Retour des droits de l'homme?
Décidément, les droits de l'homme n'ont pas de chance.
Depuis quelques années, un large mouvement de retour se dessinait vers ce qu'un siècle de domination idéologique du marxisme avait contribué à dévaloriser. Pourtant ce mouvement semble déjà donner quelques signes d'essoufflement et l'idée des droits de l'homme, malgré les célébrations rituelles et les publications inflationnistes, risque fort, à nouveau, d'être mise au nombre des accessoires désuets.

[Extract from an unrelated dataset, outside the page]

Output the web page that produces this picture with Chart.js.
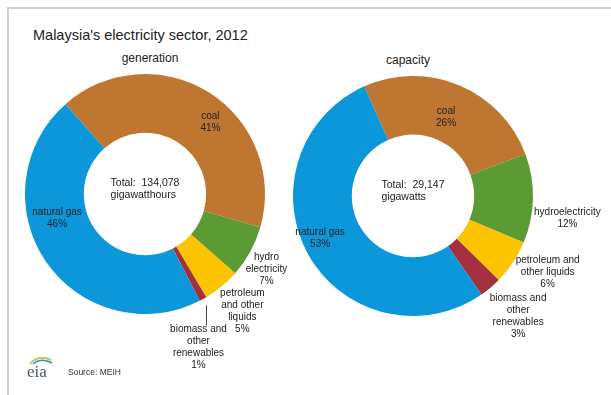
<!DOCTYPE html>
<html>
<head>
<meta charset="utf-8">
<script src="https://cdn.jsdelivr.net/npm/chart.js"></script>
<style>
    body { margin: 0; background: #fff; font-family: "Liberation Sans", Arial, sans-serif; }
    #page { position: relative; width: 611px; height: 395px; overflow: hidden; }
    #frame { position: absolute; left: 7px; top: 7px; width: 620px; height: 400px;
             border-left: 2px solid #cfcfcf; border-top: 2px solid #cfcfcf; }
    .txt { position: absolute; color: #222; white-space: nowrap; }
    #title { left: 33px; top: 27px; font-size: 14.5px; }
    #sub1 { left: 150px; top: 51px; font-size: 12px; transform: translateX(-50%); }
    #sub2 { left: 408px; top: 53px; font-size: 12px; transform: translateX(-50%); }
    #source { left: 68px; top: 367px; font-size: 8.5px; color: #333; }
    #logo { position: absolute; left: 24px; top: 352px; }
    .box { position: absolute; top: 0; height: 395px; }
</style>
</head>
<body>
<div id="page">
    <div id="frame"></div>
    <div class="txt" id="title">Malaysia's electricity sector, 2012</div>
    <div class="txt" id="sub1">generation</div>
    <div class="txt" id="sub2">capacity</div>
    <div class="box" style="left:0;width:290px"><canvas id="genChart"></canvas></div>
    <div class="box" style="left:290px;width:321px"><canvas id="capChart"></canvas></div>
    <svg id="logo" width="32" height="28" viewBox="0 0 32 28">
        <path d="M6 12 Q14 2 27 8" stroke="#b5d334" stroke-width="2" fill="none"/>
        <path d="M9 12 Q17 5 28 11" stroke="#2b8fcf" stroke-width="1.6" fill="none"/>
        <text x="3" y="25" font-family="Liberation Serif, serif" font-size="17" fill="#4b5a6c">eia</text>
    </svg>
    <div class="txt" id="source">Source: MEIH</div>
</div>
<script>
// categories in clockwise drawing order
var categories = ["coal", "hydroelectricity", "petroleum and other liquids", "biomass and other renewables", "natural gas"];
var colors = ["#bf7631", "#5c9a33", "#fcc300", "#a3303e", "#0b97d9"];

// percent shares
var generationShare = [41, 7, 5, 1, 46];
var capacityShare = [26, 12, 6, 3, 53];

var generationTotal = ["Total:  134,078", "gigawatthours"];
var capacityTotal = ["Total:  29,147", "gigawatts"];

var generationLabels = [["coal"], ["hydro", "electricity"], ["petroleum", "and other", "liquids"], ["biomass and", "other", "renewables"], ["natural gas"]];
var capacityLabels = [["coal"], ["hydroelectricity"], ["petroleum and", "other liquids"], ["biomass and", "other", "renewables"], ["natural gas"]];

// label placement: angle shift from slice middle (deg), distance as share of outer radius
var generationPlace = [
    { shift: 10, dist: 0.81 },
    { shift: 3, dist: 1.19 },
    { shift: 0, dist: 1.27 },
    { leader: true },
    { shift: 19, dist: 0.76 }
];
var capacityPlace = [
    { shift: 0, dist: 0.71 },
    { shift: 7, dist: 1.30 },
    { shift: -4, dist: 1.29 },
    { shift: -1, dist: 1.33 },
    { shift: 5, dist: 0.85 }
];

var sliceLabels = {
    id: "sliceLabels",
    afterDraw: function (chart, args, opts) {
        var ctx = chart.ctx;
        var arcs = chart.getDatasetMeta(0).data;
        var values = chart.data.datasets[0].data;
        ctx.save();
        ctx.fillStyle = "#222";
        ctx.font = "10px 'Liberation Sans', Arial, sans-serif";
        ctx.textAlign = "center";
        ctx.textBaseline = "middle";
        var lh = 11.8;
        arcs.forEach(function (arc, i) {
            var lines = opts.labels[i].concat([values[i] + "%"]);
            var p = opts.place[i];
            var mid = (arc.startAngle + arc.endAngle) / 2;
            var cx, cy;
            if (p.leader) {
                var x0 = arc.x + Math.cos(mid) * arc.outerRadius * 1.06;
                var y0 = arc.y + Math.sin(mid) * arc.outerRadius * 1.06;
                ctx.strokeStyle = "#444";
                ctx.lineWidth = 1;
                ctx.beginPath();
                ctx.moveTo(x0, y0);
                ctx.lineTo(x0, y0 + 20);
                ctx.stroke();
                cx = x0 - 8;
                cy = y0 + 24 + (lines.length - 1) * lh / 2;
            } else {
                var a = mid + p.shift * Math.PI / 180;
                cx = arc.x + Math.cos(a) * arc.outerRadius * p.dist;
                cy = arc.y + Math.sin(a) * arc.outerRadius * p.dist;
            }
            lines.forEach(function (t, k) {
                ctx.fillText(t, cx, cy + (k - (lines.length - 1) / 2) * lh);
            });
        });
        // total in the hole
        var c = arcs[0];
        ctx.font = "10.5px 'Liberation Sans', Arial, sans-serif";
        ctx.textAlign = "left";
        var w = ctx.measureText(opts.total[0]).width;
        ctx.fillText(opts.total[0], c.x - w / 2, c.y - 11);
        ctx.fillText(opts.total[1], c.x - w / 2, c.y + 1);
        ctx.restore();
    }
};

function makeDonut(id, data, labels, place, total, rotation, pad) {
    return new Chart(document.getElementById(id), {
        type: "doughnut",
        data: {
            labels: categories,
            datasets: [{
                data: data,
                backgroundColor: colors,
                borderWidth: 0,
                hoverOffset: 0
            }]
        },
        options: {
            responsive: true,
            maintainAspectRatio: false,
            animation: false,
            rotation: rotation,
            cutout: "51%",
            layout: { padding: pad },
            events: [],
            plugins: {
                legend: { display: false },
                tooltip: { enabled: false },
                sliceLabels: { labels: labels, place: place, total: total }
            }
        },
        plugins: [sliceLabels]
    });
}

makeDonut("genChart", generationShare, generationLabels, generationPlace, generationTotal, -41.5,
    { left: 25, right: 25, top: 74, bottom: 81 });
makeDonut("capChart", capacityShare, capacityLabels, capacityPlace, capacityTotal, -24,
    { left: 3, right: 78, top: 76, bottom: 79 });
</script>
</body>
</html>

Pour dégager la logique, s'il en est une, de cette récente histoire d'une idée, il faut rappeler comment, autour de revues comme Esprit ou Libre, une réflexion sur la portée antitotalitaire de la référence aux droits de l'homme s'était esquissée à la fin des années 70. D'une rencontre, organisée par Esprit, autour du thème : « Les droits de l'homme sont-ils une politique ? », résultèrent plusieurs publications, notamment des articles de M. Gauchet1, C. Lefort2 ou P. Thibaud3, amorçant les principaux axes d'un débat.
Or, en ce débat sur la réactivation de la référence aux droits de l'homme, il est aujourd'hui possible de distinguer clairement deux phases :
1 / Dans un premier temps, un consensus s'est recréé, notamment à travers la réflexion sur le mouvement polonais et ses succès de l'été et de l'automne 1980, pour retrouver dans la référence aux droits de l'homme une composante légitime des démarches émanci-patrices ou revendicatrices : se dire « pour » les droits de l'homme et « contre » leurs transgressions redevenait rituel, là où, dans les décennies précédentes, la vulgate de la critique marxiste du droit comme simple fiction formelle destinée à garantir et à recouvrir les réalités de l'exploitation imposait au contraire à l'égard des principes de 1789 une pratique de la démystification et de la dérision. De ce consensus recréé, C. Lefort a largement contribué à légitimer les prétentions en montrant comment, contre la lecture que Marx avait faite des Déclarations dans La Question juive, le discours des droits de l'homme est irréductible à l'esprit de la « société bourgeoise » et en quoi de tels droits « s'avèrent constitutifs de l'espace social démocratique »*. Décapé d'une dimension idéologique à laquelle le commentaire de Marx avait cru pouir le réduire, le texte des Déclarations retrouvait sa jeunesse et était rendu à sa destination première : la défense de l'individu contre l'Etat - et la portée pratique antitotalitaire de la référence aux droits de l'homme était par là définitivement fondée2.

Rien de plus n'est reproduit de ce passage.